-- WHAT IS BEING ASKED --
Each line from the top of the listing through the one holding "ax = fig.add_axes([119" should be restated word for word, with nothing added and no pictures.

-- DATA --
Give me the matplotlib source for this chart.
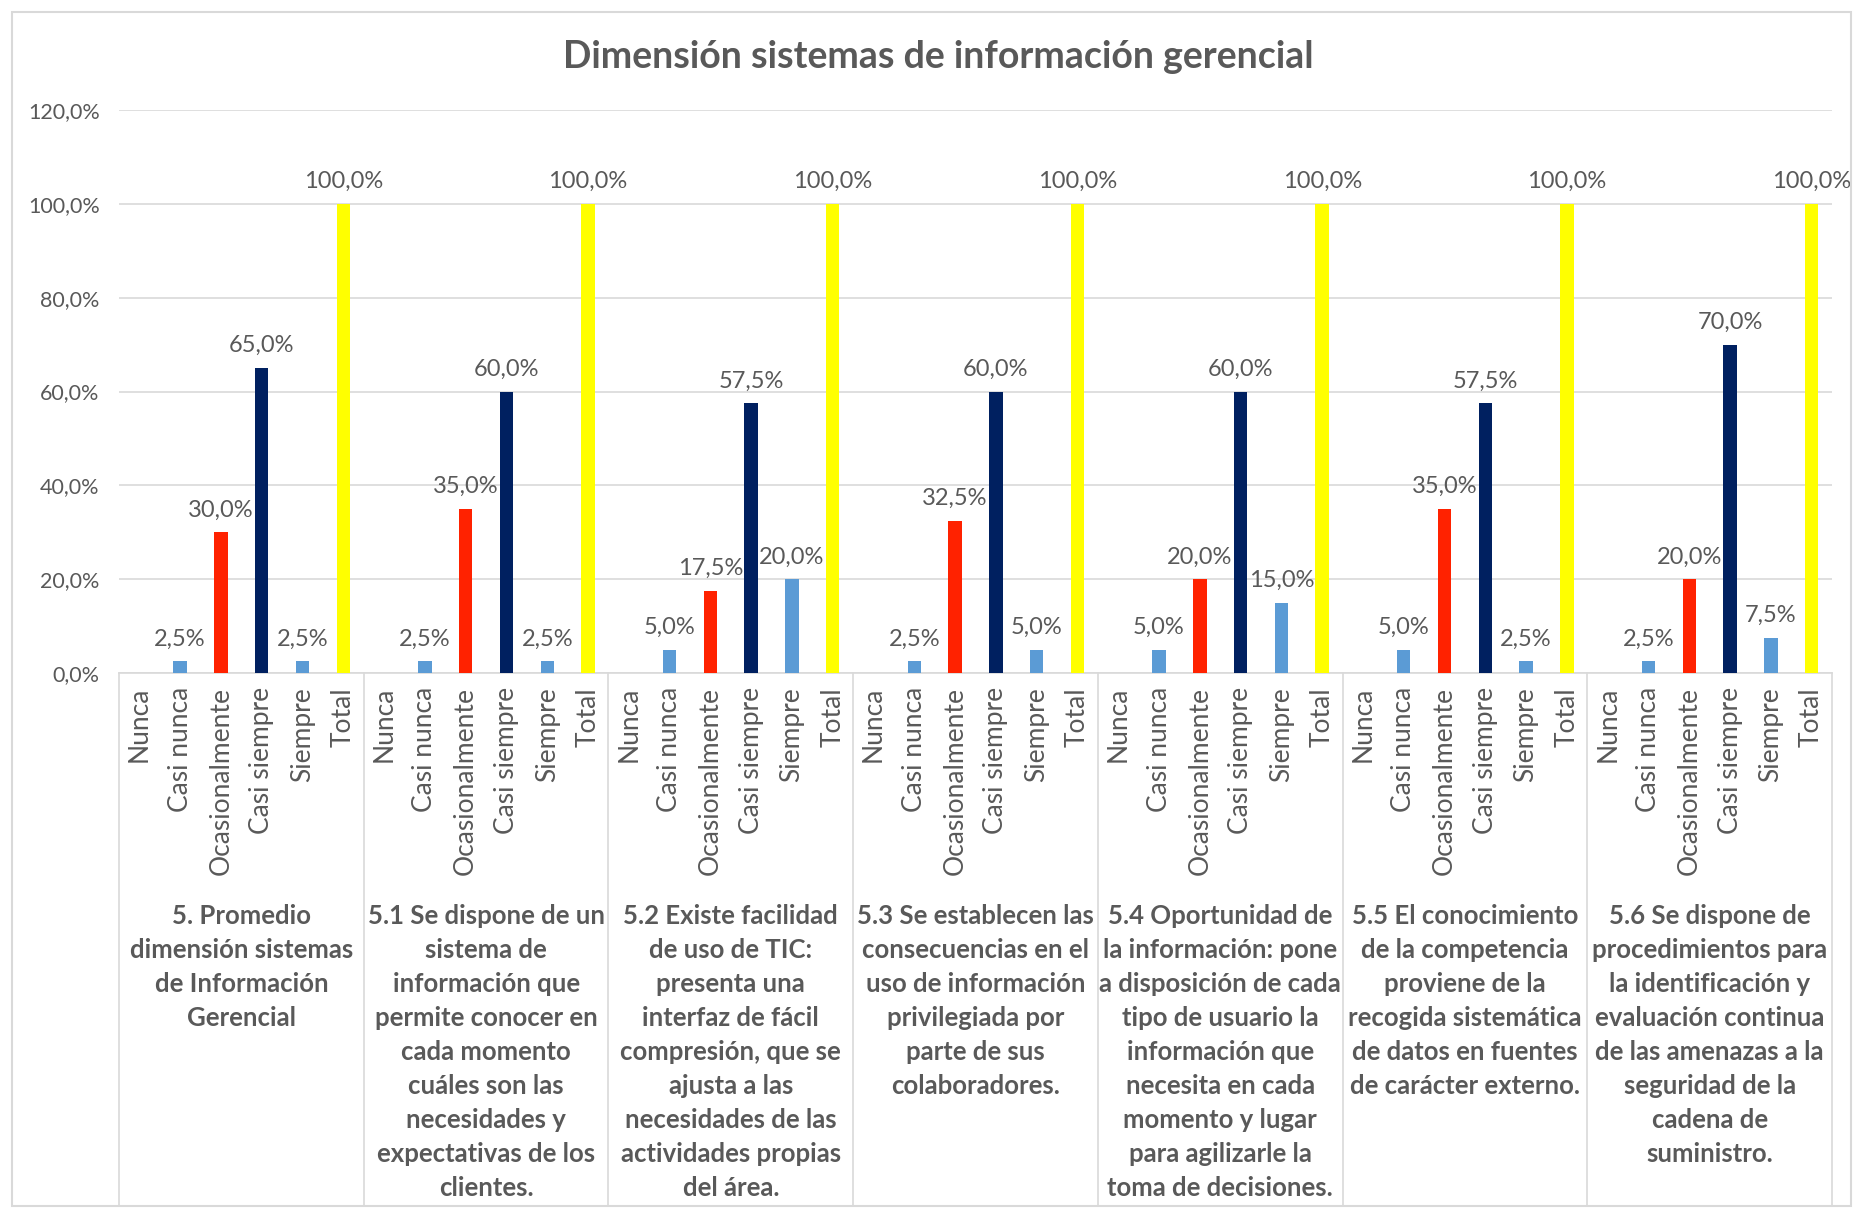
import matplotlib
matplotlib.use('agg')
import matplotlib.pyplot as plt
import matplotlib.transforms as mtransforms
from matplotlib.patches import Rectangle
import numpy as np

plt.rcParams['font.family'] = ['Lato', 'DejaVu Sans']

categories = ["Nunca", "Casi nunca", "Ocasionalmente", "Casi siempre", "Siempre", "Total"]

group_labels = [
    "5. Promedio\ndimensión sistemas\nde Información\nGerencial",
    "5.1 Se dispone de un\nsistema de\ninformación que\npermite conocer en\ncada momento\ncuáles son las\nnecesidades y\nexpectativas de los\nclientes.",
    "5.2 Existe facilidad\nde uso de TIC:\npresenta una\ninterfaz de fácil\ncompresión, que se\najusta a las\nnecesidades de las\nactividades propias\ndel área.",
    "5.3 Se establecen las\nconsecuencias en el\nuso de información\nprivilegiada por\nparte de sus\ncolaboradores.",
    "5.4 Oportunidad de\nla información: pone\na disposición de cada\ntipo de usuario la\ninformación que\nnecesita en cada\nmomento y lugar\npara agilizarle la\ntoma de decisiones.",
    "5.5 El conocimiento\nde la competencia\nproviene de la\nrecogida sistemática\nde datos en fuentes\nde carácter externo.",
    "5.6 Se dispone de\nprocedimientos para\nla identificación y\nevaluación continua\nde las amenazas a la\nseguridad de la\ncadena de\nsuministro.",
]

# porcentajes por item: Nunca, Casi nunca, Ocasionalmente, Casi siempre, Siempre, Total
promedio = [0, 2.5, 30.0, 65.0, 2.5, 100.0]
item_5_1 = [0, 2.5, 35.0, 60.0, 2.5, 100.0]
item_5_2 = [0, 5.0, 17.5, 57.5, 20.0, 100.0]
item_5_3 = [0, 2.5, 32.5, 60.0, 5.0, 100.0]
item_5_4 = [0, 5.0, 20.0, 60.0, 15.0, 100.0]
item_5_5 = [0, 5.0, 35.0, 57.5, 2.5, 100.0]
item_5_6 = [0, 2.5, 20.0, 70.0, 7.5, 100.0]
groups = [promedio, item_5_1, item_5_2, item_5_3, item_5_4, item_5_5, item_5_6]

bar_colors = ["#5B9BD5", "#5B9BD5", "#FF2200", "#002060", "#5B9BD5", "#FFFF00"]
text_color = "#595959"
grid_color = "#D9D9D9"


def pct(v):
    return f"{v:.1f}%".replace('.', ',')


W, H = 1863, 1213
fig = plt.figure(figsize=(W / 100, H / 100), dpi=100)
ax = fig.add_axes([119 / W, 1 - 673 / H, (1832 - 119) / W, (673 - 110) / H])

n = len(categories)
for g, vals in enumerate(groups):
    x = g * n + np.arange(n)
    ax.bar(x, vals, width=0.33, color=bar_colors, zorder=3)
    for xi, v in zip(x, vals):
        if v > 0:
            ax.annotate(pct(v), (xi, v), xytext=(0, 8.5), textcoords='offset points',
                        ha='center', va='bottom', fontsize=17, color=text_color, zorder=4)

ax.set_xlim(-0.5, len(groups) * n - 0.5)
ax.set_ylim(0, 120)
ax.set_yticks(np.arange(0, 121, 20))
ax.set_yticklabels([pct(v) for v in np.arange(0, 121, 20)], fontsize=15.5, color=text_color)
ax.set_xticks(np.arange(len(groups) * n))
ax.set_xticklabels(categories * len(groups), rotation=90, fontsize=19, color=text_color)
ax.tick_params(axis='y', length=0, pad=14)
ax.tick_params(axis='x', length=0, pad=10)
ax.grid(axis='y', color=grid_color, linewidth=1.2, zorder=0)
for s in ['top', 'right', 'left']:
    ax.spines[s].set_visible(False)
ax.spines['bottom'].set_color(grid_color)
ax.spines['bottom'].set_linewidth(1.2)

# separadores de grupo y etiquetas de cada item
trans = mtransforms.blended_transform_factory(ax.transData, ax.transAxes)
for k in range(len(groups) + 1):
    b = k * n - 0.5
    ax.plot([b, b], [0, -0.947], transform=trans, clip_on=False, color=grid_color, lw=1.2)
for g, lab in enumerate(group_labels):
    ax.text(g * n + (n - 1) / 2, -0.41, lab, transform=trans, ha='center', va='top',
            fontsize=18.5, fontweight='bold', color=text_color, linespacing=1.5)

fig.text(938 / W, 1 - 57 / H, "Dimensión sistemas de información gerencial",
         ha='center', va='center', fontsize=27, fontweight='bold', color=text_color)
fig.add_artist(Rectangle((12 / W, 1 - 1206 / H), (1851 - 12) / W, (1206 - 12) / H,
                         transform=fig.transFigure, fill=False, edgecolor=grid_color, lw=1.5))

fig.savefig('out.png', dpi=100, facecolor='white')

-- ANSWER --
Give me the matplotlib source for this chart.
import matplotlib
matplotlib.use('agg')
import matplotlib.pyplot as plt
import matplotlib.transforms as mtransforms
from matplotlib.patches import Rectangle
import numpy as np

plt.rcParams['font.family'] = ['Lato', 'DejaVu Sans']

categories = ["Nunca", "Casi nunca", "Ocasionalmente", "Casi siempre", "Siempre", "Total"]

group_labels = [
    "5. Promedio\ndimensión sistemas\nde Información\nGerencial",
    "5.1 Se dispone de un\nsistema de\ninformación que\npermite conocer en\ncada momento\ncuáles son las\nnecesidades y\nexpectativas de los\nclientes.",
    "5.2 Existe facilidad\nde uso de TIC:\npresenta una\ninterfaz de fácil\ncompresión, que se\najusta a las\nnecesidades de las\nactividades propias\ndel área.",
    "5.3 Se establecen las\nconsecuencias en el\nuso de información\nprivilegiada por\nparte de sus\ncolaboradores.",
    "5.4 Oportunidad de\nla información: pone\na disposición de cada\ntipo de usuario la\ninformación que\nnecesita en cada\nmomento y lugar\npara agilizarle la\ntoma de decisiones.",
    "5.5 El conocimiento\nde la competencia\nproviene de la\nrecogida sistemática\nde datos en fuentes\nde carácter externo.",
    "5.6 Se dispone de\nprocedimientos para\nla identificación y\nevaluación continua\nde las amenazas a la\nseguridad de la\ncadena de\nsuministro.",
]

# porcentajes por item: Nunca, Casi nunca, Ocasionalmente, Casi siempre, Siempre, Total
promedio = [0, 2.5, 30.0, 65.0, 2.5, 100.0]
item_5_1 = [0, 2.5, 35.0, 60.0, 2.5, 100.0]
item_5_2 = [0, 5.0, 17.5, 57.5, 20.0, 100.0]
item_5_3 = [0, 2.5, 32.5, 60.0, 5.0, 100.0]
item_5_4 = [0, 5.0, 20.0, 60.0, 15.0, 100.0]
item_5_5 = [0, 5.0, 35.0, 57.5, 2.5, 100.0]
item_5_6 = [0, 2.5, 20.0, 70.0, 7.5, 100.0]
groups = [promedio, item_5_1, item_5_2, item_5_3, item_5_4, item_5_5, item_5_6]

bar_colors = ["#5B9BD5", "#5B9BD5", "#FF2200", "#002060", "#5B9BD5", "#FFFF00"]
text_color = "#595959"
grid_color = "#D9D9D9"


def pct(v):
    return f"{v:.1f}%".replace('.', ',')


W, H = 1863, 1213
fig = plt.figure(figsize=(W / 100, H / 100), dpi=100)
ax = fig.add_axes([119 / W, 1 - 673 / H, (1832 - 119) / W, (673 - 110) / H])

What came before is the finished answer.